Papst Paul VI., 1976,  Papst Pius XII. aus dem Jahr 1952 zitierend

unsichtbar – sichtbar

„Nebel lässt sichtbare Dinge unsichtbar werden, während unsichtbare – wie Wind – sichtbar werden.“

Fujiko Nakaya

im Raum dazwischen

“Kunst bleibt so lange totes Material, wie keinen Betrachter, keine Betrachterin hat, keinen Hörer, keine Hörerin, keine Leserin, keinen Leser. Kunst ist weder bei den Betrachter*innen noch im Werk selbst, sondern im Raum dazwischen. Und dieses Dazwischen wird spannend, wenn wir über Vermittlung reden, denn es geht um das Wahrnehmen des Dazwischen. Als Kunstvermittler haben wir die Hauptaufgabe, den Zwischenraum zu beschreiben oder ihn gemeinsam mit anderen Akteur*innen herauszufinden.”

Stefan Kraus, Kunstvermittlung beginnt mit dem Zeigen, Kunst und Kirche 1/2023, S. 32

Kunst ist Form gewordenes Spiel mit Inhalten

“Kunst ist Form gewordenes Spiel mit Inhalten. Sie ist Spiel, weil sie es sich leistet, nicht nach vorgegebenen äußeren Kriterien zu funktionieren, sondern ihre eigenen Regeln aufzustellen und nach inneren Gesetzmäßigkeiten zu fragen. Sie ist Form, da nur über die Form eine Mitteilbarkeit von Inhalten zu erreichen ist. Das ist wie in der Liturgie. Um Form zu werden, ist das Kunstwerk auf Material angewiesen. Material ist alles, was unserem Sinne zugänglich ist: Worte, Klänge, Bewegungen, Bilder, Stoffe, usw. Erst die Form verwandelt das Material in Kunst. Diese Verwandlung geschieht nicht zufällig, sondern folgt intuitiven oder bewusst gesetzten Entscheidungen und subjektiven Handlungen des Künstlers, die meist als Erfahrungen der Reduktion von Möglichkeiten über Jahre hinweg erarbeitet und präzisiert werden und gleichwohl das Prinzip des Zufalls beinhalten können. Die Verwandlung des Materials in Kunst ist weder planbar noch wiederholbar. Sie stellt sich als Kongruenz von Form, Material und Inhalt ein. Diese Kongruenz bildet eine offene und ambivalente Sinnstruktur.”

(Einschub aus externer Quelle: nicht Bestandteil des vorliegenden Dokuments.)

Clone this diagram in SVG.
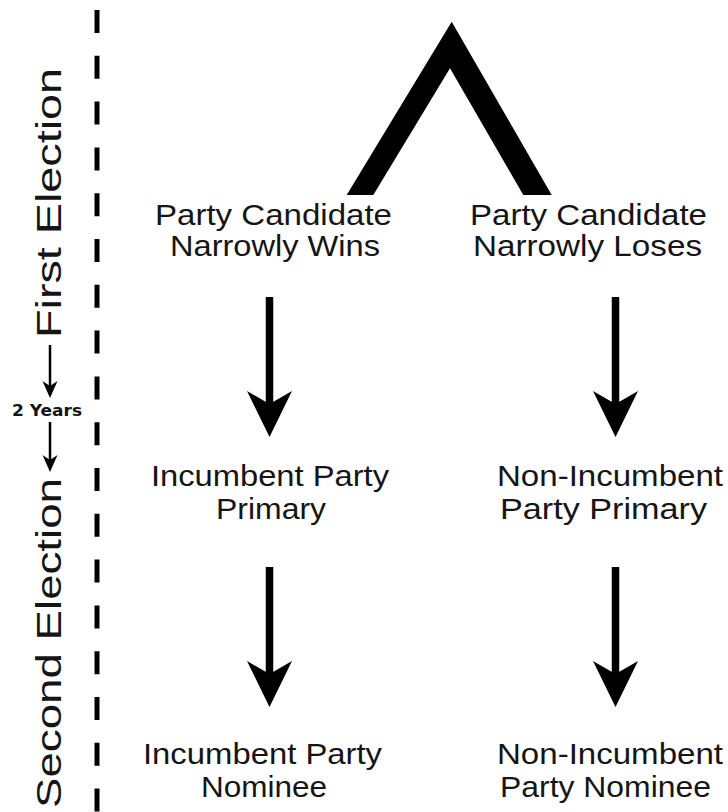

Stefan Kraus, Formate bestimmen die Inhalte. Kunstbetrieb, Kunst und Kunstvermittlung, Berlin 2016

Kunst öffnet zum Unendlichen hin

“Gute Kunst öffnet sich über die Grenzen der Darstellung zum Unendlichen hin und offenbart etwas von der unsichtbaren Seite dieser Welt.”